On Her: I remember deciding that the decision to background philosophical issues having to do with consciousness and A.I. was the right one. As you mentioned, the focus on intimacy and emotion already bordered on claustrophobic at times. However, I think it also made sense formally to downplay that stuff, given that, as you and Billie mentioned, the film forces us to ponder how practically relevant those questions end up being if people’s emotional needs are wrapped up in the software. This is what disturbed Joseph Weizenbaum back in the 60s, and personally I think the film could have been much more provocative if Jonze had dialed the futurism down a little. For anyone looking for super-human reliability in their love life, there is already quite a bit of…hardware…out there, quickly growing more sophisticated and common, which can be mixed and matched with other unbundled, automated features of relationships, such as:
https://en.wikipedia.org/wiki/Autonomous_sensory_meridian_response
For my money, the great thing about this film is its depiction of how easily this kind of automation might be integrated into mainstream culture once the right cocktail is worked out. Passing the Turing test will be one of the least interesting things that these programs could do, and as ELIZA proved nearly 50 years ago, they are already quite capable of interacting with us in a way that many people find emotionally engaging. In my opinion, amplifying this will be about as much a boon for consumers as methadone or psychic hotlines, but I think we could generously say that it will at least be any extremely confusing situation for a great many people.
Anyway, thanks for an interesting review. You’ve got me wanting to give this a second viewing.

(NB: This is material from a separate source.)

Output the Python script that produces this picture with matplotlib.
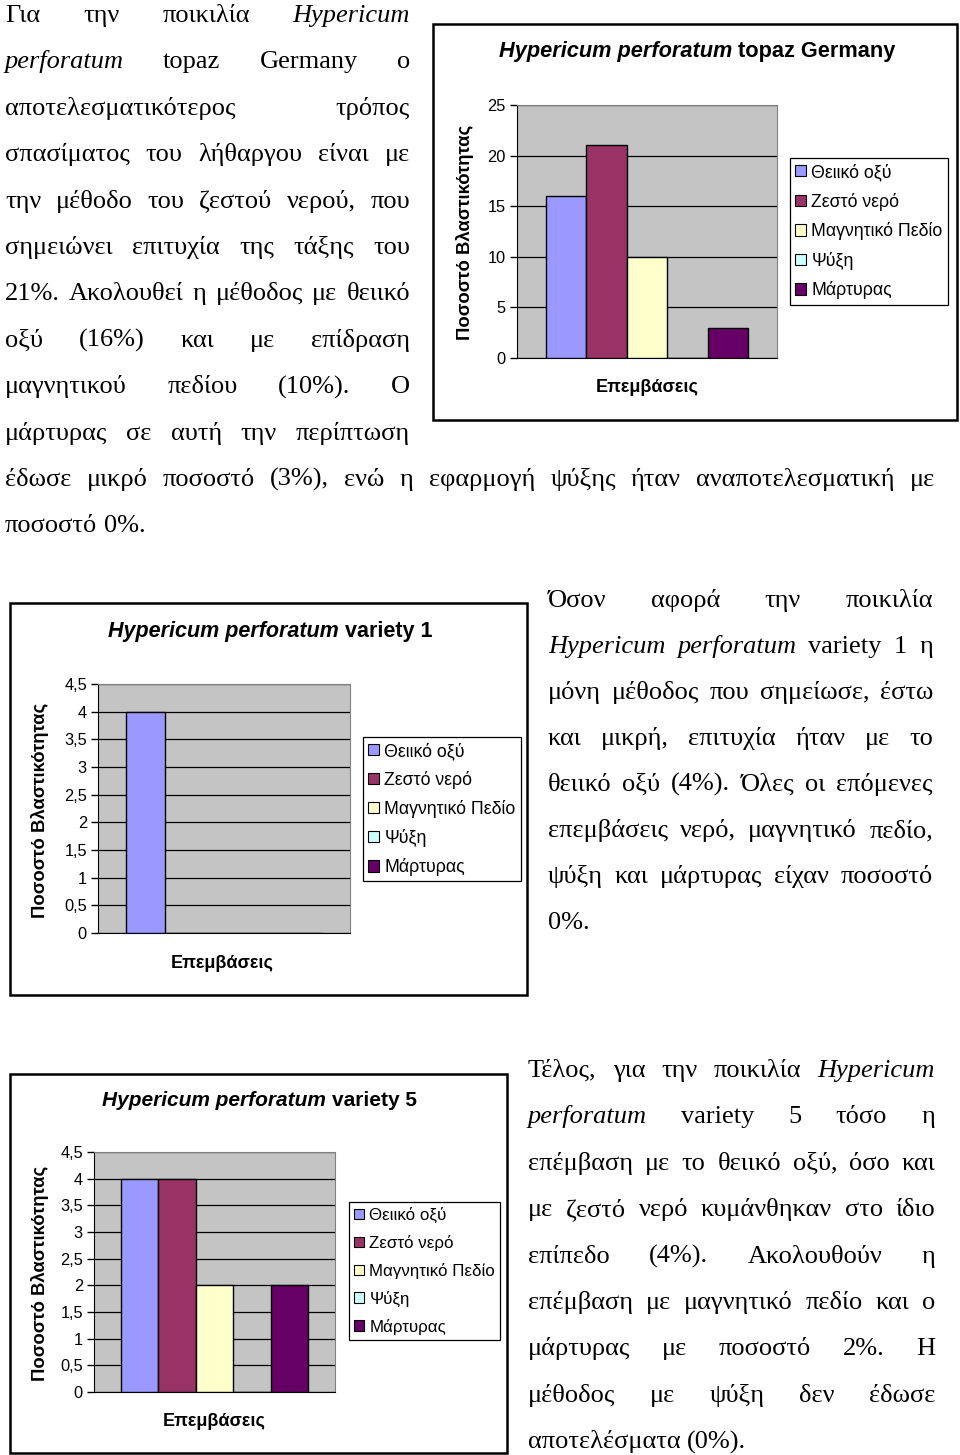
import numpy as np
import matplotlib
matplotlib.use('Agg')
import matplotlib.pyplot as plt
from matplotlib.patches import Patch, Rectangle

W, H = 960, 1455

# data
treatments = ['Θειικό οξύ', 'Ζεστό νερό', 'Μαγνητικό Πεδίο', 'Ψύξη', 'Μάρτυρας']
bar_colors = ['#9999FF', '#993366', '#FFFFCC', '#CCFFFF', '#660066']

topaz = [16, 21, 10, 0, 3]
variety1 = [4, 0, 0, 0, 0]
variety5 = [4, 4, 2, 0, 2]

ticks_topaz = [0, 5, 10, 15, 20, 25]
ticks_var = [0, 0.5, 1, 1.5, 2, 2.5, 3, 3.5, 4, 4.5]

ylabel = 'Ποσοστό Βλαστικότητας'
xlabel = 'Επεμβάσεις'

para1 = [
    'Για την ποικιλία Hypericum',
    'perforatum topaz Germany ο',
    'αποτελεσματικότερος τρόπος',
    'σπασίματος του λήθαργου είναι με',
    'την μέθοδο του ζεστού νερού, που',
    'σημειώνει επιτυχία της τάξης του',
    '21%. Ακολουθεί η μέθοδος με θειικό',
    'οξύ (16%) και με επίδραση',
    'μαγνητικού πεδίου (10%). Ο',
    'μάρτυρας σε αυτή την περίπτωση',
]
para1_wide = ['έδωσε μικρό ποσοστό (3%), ενώ η εφαρμογή ψύξης ήταν αναποτελεσματική με',
              'ποσοστό 0%.']
para2 = [
    'Όσον αφορά την ποικιλία',
    'Hypericum perforatum variety 1 η',
    'μόνη μέθοδος που σημείωσε, έστω',
    'και μικρή, επιτυχία ήταν με το',
    'θειικό οξύ (4%). Όλες οι επόμενες',
    'επεμβάσεις νερό, μαγνητικό πεδίο,',
    'ψύξη και μάρτυρας είχαν ποσοστό',
    '0%.',
]
para3 = [
    'Τέλος, για την ποικιλία Hypericum',
    'perforatum variety 5 τόσο η',
    'επέμβαση με το θειικό οξύ, όσο και',
    'με ζεστό νερό κυμάνθηκαν στο ίδιο',
    'επίπεδο (4%). Ακολουθούν η',
    'επέμβαση με μαγνητικό πεδίο και ο',
    'μάρτυρας με ποσοστό 2%. Η',
    'μέθοδος με ψύξη δεν έδωσε',
    'αποτελέσματα (0%).',
]
italic_words = ['Hypericum', 'perforatum']

SERIF = 'Liberation Serif'
SANS = 'Liberation Sans'
TXT = 19

fig = plt.figure(figsize=(W / 100, H / 100), dpi=100)
bg = fig.add_axes([0, 0, 1, 1])
bg.set_xlim(0, W)
bg.set_ylim(H, 0)
bg.axis('off')
renderer = fig.canvas.get_renderer()


def justify(lines, x0, x1, y0, step, last_left=True):
    for i, line in enumerate(lines):
        words = line.split()
        y = y0 + i * step
        texts = []
        for w in words:
            st = 'italic' if w.strip('.,') in italic_words else 'normal'
            texts.append(bg.text(0, y, w, fontsize=TXT, family=SERIF, style=st,
                                 va='baseline', ha='left'))
        widths = [t.get_window_extent(renderer).width for t in texts]
        if (last_left and i == len(lines) - 1) or len(words) == 1:
            gap = TXT * 100 / 72 * 0.25
        else:
            gap = (x1 - x0 - sum(widths)) / (len(words) - 1)
        x = x0
        for t, w in zip(texts, widths):
            t.set_x(x)
            x += w + gap


def title_runs(parts, xc, y, size):
    gap = size * 100 / 72 * 0.28
    texts = [bg.text(0, y, s, fontsize=size, family=SANS, weight='bold', style=st,
                     va='center', ha='left') for s, st in parts]
    widths = [t.get_window_extent(renderer).width for t in texts]
    x = xc - (sum(widths) + gap * (len(parts) - 1)) / 2
    for t, w in zip(texts, widths):
        t.set_x(x)
        x += w + gap


def chart(frame, plot, values, ticks, title, legend_xy, tsize, lsize, ypos, xpos, lspace=0.62):
    fx0, fy0, fx1, fy1 = frame
    bg.add_patch(Rectangle((fx0, fy0), fx1 - fx0, fy1 - fy0, fill=False, lw=1.8, ec='black'))
    px0, py0, px1, py1 = plot
    ax = fig.add_axes([px0 / W, 1 - py1 / H, (px1 - px0) / W, (py1 - py0) / H])
    ax.set_facecolor('#C4C4C4')
    bw = 0.78 / len(values)
    for i, (v, c) in enumerate(zip(values, bar_colors)):
        ax.bar((i - 2) * bw, v, width=bw, color=c, edgecolor='black', lw=1, zorder=3)
    ax.set_xlim(-0.5, 0.5)
    ax.set_ylim(ticks[0], ticks[-1])
    ax.set_yticks(ticks)
    ax.set_yticklabels([f'{t:g}'.replace('.', ',') for t in ticks], family=SANS)
    ax.set_xticks([])
    ax.yaxis.grid(True, color='black', lw=0.9)
    ax.set_axisbelow(True)
    ax.tick_params(axis='y', direction='out', length=5, width=1, labelsize=11.8, pad=3)
    for s in ['top', 'right']:
        ax.spines[s].set_color('#808080')
    for s in ['left', 'bottom']:
        ax.spines[s].set_color('black')
    title_runs(title, (fx0 + fx1) / 2 + tsize[1], tsize[2], tsize[0])
    bg.text(ypos[0], ypos[1], ylabel, rotation=90, fontsize=13.3, family=SANS, weight='bold',
            ha='center', va='center')
    bg.text(xpos[0], xpos[1], xlabel, fontsize=13, family=SANS, weight='bold',
            ha='center', va='center')
    handles = [Patch(facecolor=c, edgecolor='black', lw=0.8, label=t)
               for t, c in zip(treatments, bar_colors)]
    leg = ax.legend(handles=handles, loc='upper left',
                    bbox_to_anchor=(legend_xy[0] / W, 1 - legend_xy[1] / H),
                    bbox_transform=fig.transFigure, borderaxespad=0,
                    prop={'family': SANS, 'size': lsize},
                    handlelength=0.6, handleheight=0.6, handletextpad=0.3,
                    labelspacing=lspace, borderpad=0.3, fancybox=False,
                    framealpha=1, edgecolor='black')
    leg.get_frame().set_linewidth(0.9)
    return ax


chart((433, 24, 957, 420), (517, 105, 777, 358), topaz, ticks_topaz,
      [('Hypericum perforatum', 'italic'), ('topaz Germany', 'normal')],
      (790, 158), (15.7, 2, 52), 12.8, (465, 232), (647, 388), 0.65)
chart((10, 603, 527, 995), (98, 684, 350, 933), variety1, ticks_var,
      [('Hypericum perforatum', 'italic'), ('variety 1', 'normal')],
      (363, 737), (15.5, 2, 631), 12.8, (40, 810), (222, 963), 0.62)
chart((10, 1074, 507, 1453), (94, 1152, 335, 1392), variety5, ticks_var,
      [('Hypericum perforatum', 'italic'), ('variety 5', 'normal')],
      (349, 1202), (15, 1, 1100), 12.2, (40, 1273), (214, 1421), 0.7)

justify(para1, 5, 410, 22, 46.4, last_left=False)
justify(para1_wide, 5, 935, 22 + 10 * 46.4, 46.4)
justify(para2, 548, 933, 607, 46)
justify(para3, 528, 935, 1077, 46.4)

fig.savefig('out.png', dpi=100)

Thanks for the reply, Daniel.
“Hardware,” eh? It’s funny you mention ASMR too. I ran across that whole… movement while watching a Bob Ross video on YouTube (old public access channel art instructor in real life, and also watched by Seth Rogan’s stoner character in some movie – the movie’s name escapes me right now). Both make me sleepy every time (Bob Ross and ASMR).
Chime back in here if you give Her another try. Maybe it’s like an onion with more layers than one blog post can peel.